--- BEGIN ---
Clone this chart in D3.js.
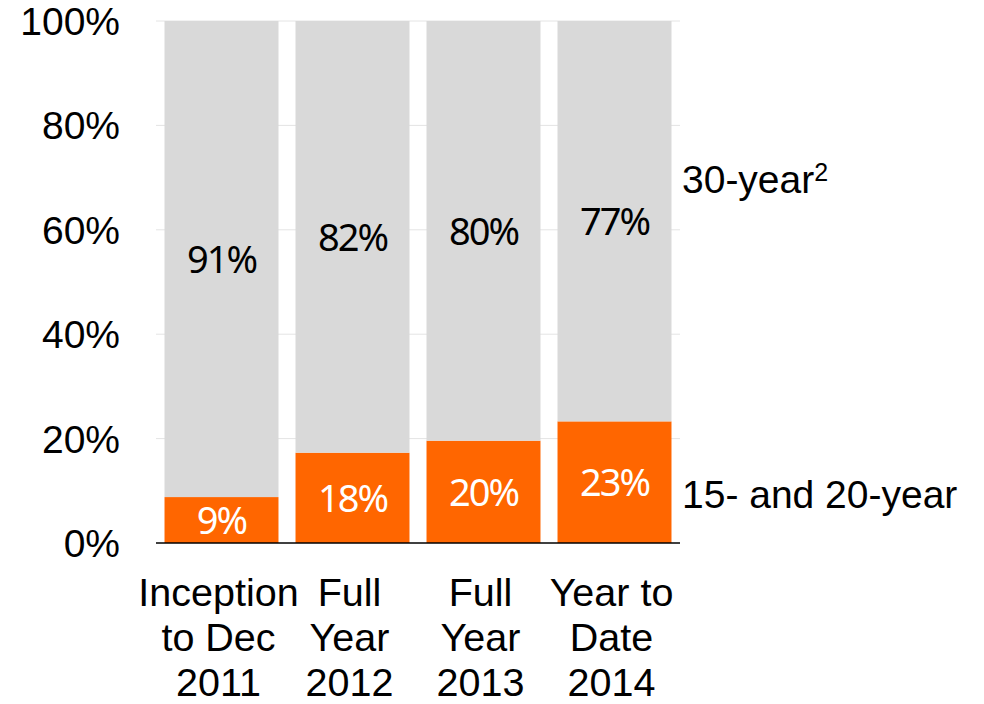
<!DOCTYPE html>
<html>
<head>
<meta charset="utf-8">
<script src="https://cdn.jsdelivr.net/npm/d3@7"></script>
<style>
  body { margin: 0; background: #fff; }
  svg text { font-family: "Liberation Sans", Arial, sans-serif; }
  .barlbl { font-family: "Noto Sans", sans-serif; }
</style>
</head>
<body>
<svg id="chart" width="984" height="704"></svg>
<script>
// chart data
var categories = [
  ["Inception", "to Dec", "2011"],
  ["Full", "Year", "2012"],
  ["Full", "Year", "2013"],
  ["Year to", "Date", "2014"]
];
var shortTerm = [8.8, 17.3, 19.6, 23.3];   // 15- and 20-year (orange)
var longTerm  = [91.2, 82.7, 80.4, 76.7];  // 30-year (gray)
var shortLabels = ["9%", "18%", "20%", "23%"];
var longLabels  = ["91%", "82%", "80%", "77%"];
var yTicks = [0, 20, 40, 60, 80, 100];
var seriesNames = ["15- and 20-year", "30-year"];

var svg = d3.select('#chart');

var x = d3.scaleBand()
  .domain(d3.range(categories.length))
  .range([156, 680])
  .paddingInner(0.13)
  .paddingOuter(0.065);

var y = d3.scaleLinear().domain([0, 100]).range([543, 21]);

// gridlines
svg.append('g')
  .selectAll('line')
  .data(yTicks.filter(d => d > 0))
  .enter().append('line')
  .attr('x1', 156).attr('x2', 680)
  .attr('y1', d => y(d)).attr('y2', d => y(d))
  .attr('stroke', '#e4e4e4')
  .attr('stroke-width', 1);

// y tick labels
svg.append('g')
  .selectAll('text')
  .data(yTicks)
  .enter().append('text')
  .attr('x', 120)
  .attr('y', d => y(d))
  .attr('dy', '0.36em')
  .attr('text-anchor', 'end')
  .attr('font-size', 39)
  .attr('fill', '#000')
  .text(d => d + '%');

var idx = d3.range(categories.length);

// orange segment
svg.append('g')
  .selectAll('rect')
  .data(idx)
  .enter().append('rect')
  .attr('x', i => x(i))
  .attr('width', x.bandwidth())
  .attr('y', i => y(shortTerm[i]))
  .attr('height', i => y(0) - y(shortTerm[i]))
  .attr('fill', '#ff6600');

// gray segment
svg.append('g')
  .selectAll('rect')
  .data(idx)
  .enter().append('rect')
  .attr('x', i => x(i))
  .attr('width', x.bandwidth())
  .attr('y', i => y(shortTerm[i] + longTerm[i]))
  .attr('height', i => y(shortTerm[i]) - y(shortTerm[i] + longTerm[i]))
  .attr('fill', '#d9d9d9');

// x axis line
svg.append('line')
  .attr('x1', 156).attr('x2', 680)
  .attr('y1', y(0)).attr('y2', y(0))
  .attr('stroke', '#000')
  .attr('stroke-width', 1.5);

// bar value labels
svg.append('g')
  .selectAll('text')
  .data(idx)
  .enter().append('text')
  .attr('class', 'barlbl')
  .attr('x', i => x(i) + x.bandwidth() / 2)
  .attr('y', i => y(shortTerm[i] / 2))
  .attr('dy', '0.36em')
  .attr('text-anchor', 'middle')
  .attr('font-size', 38)
  .attr('letter-spacing', -2)
  .attr('fill', '#fff')
  .text(i => shortLabels[i]);

svg.append('g')
  .selectAll('text')
  .data(idx)
  .enter().append('text')
  .attr('class', 'barlbl')
  .attr('x', i => x(i) + x.bandwidth() / 2)
  .attr('y', i => y(shortTerm[i] + longTerm[i] / 2))
  .attr('dy', '0.36em')
  .attr('text-anchor', 'middle')
  .attr('font-size', 38)
  .attr('letter-spacing', -2)
  .attr('fill', '#000')
  .text(i => longLabels[i]);

// category labels
var cat = svg.append('g')
  .selectAll('text')
  .data(idx)
  .enter().append('text')
  .attr('text-anchor', 'middle')
  .attr('font-size', 39.5)
  .attr('fill', '#000');
cat.each(function(i) {
  var t = d3.select(this);
  categories[i].forEach(function(line, k) {
    t.append('tspan')
      .attr('x', x(i) + x.bandwidth() / 2 - 3)
      .attr('y', 606 + k * 45)
      .text(line);
  });
});

// series labels on right
svg.append('text')
  .attr('x', 682).attr('y', 508)
  .attr('font-size', 39)
  .text(seriesNames[0]);

var lt = svg.append('text')
  .attr('x', 682).attr('y', 193)
  .attr('font-size', 39)
  .text(seriesNames[1]);
lt.append('tspan')
  .attr('font-size', 25)
  .attr('dy', -12)
  .text('2');
</script>
</body>
</html>
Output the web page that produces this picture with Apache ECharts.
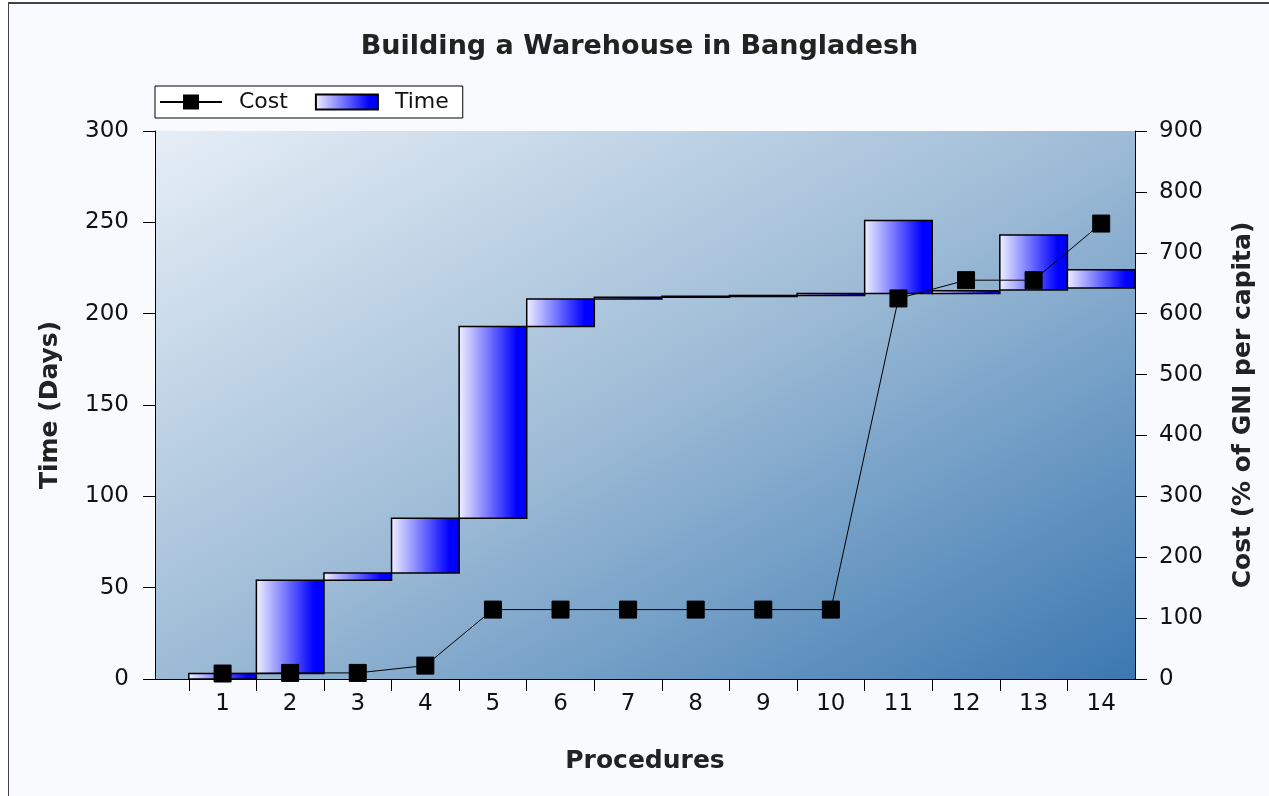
--- END ---
# PROBLEM REQUIREMENTS
Determine the count of lines in the data above with the string "this" in them, and give that count alone.

# EXERCISE OUTPUT
3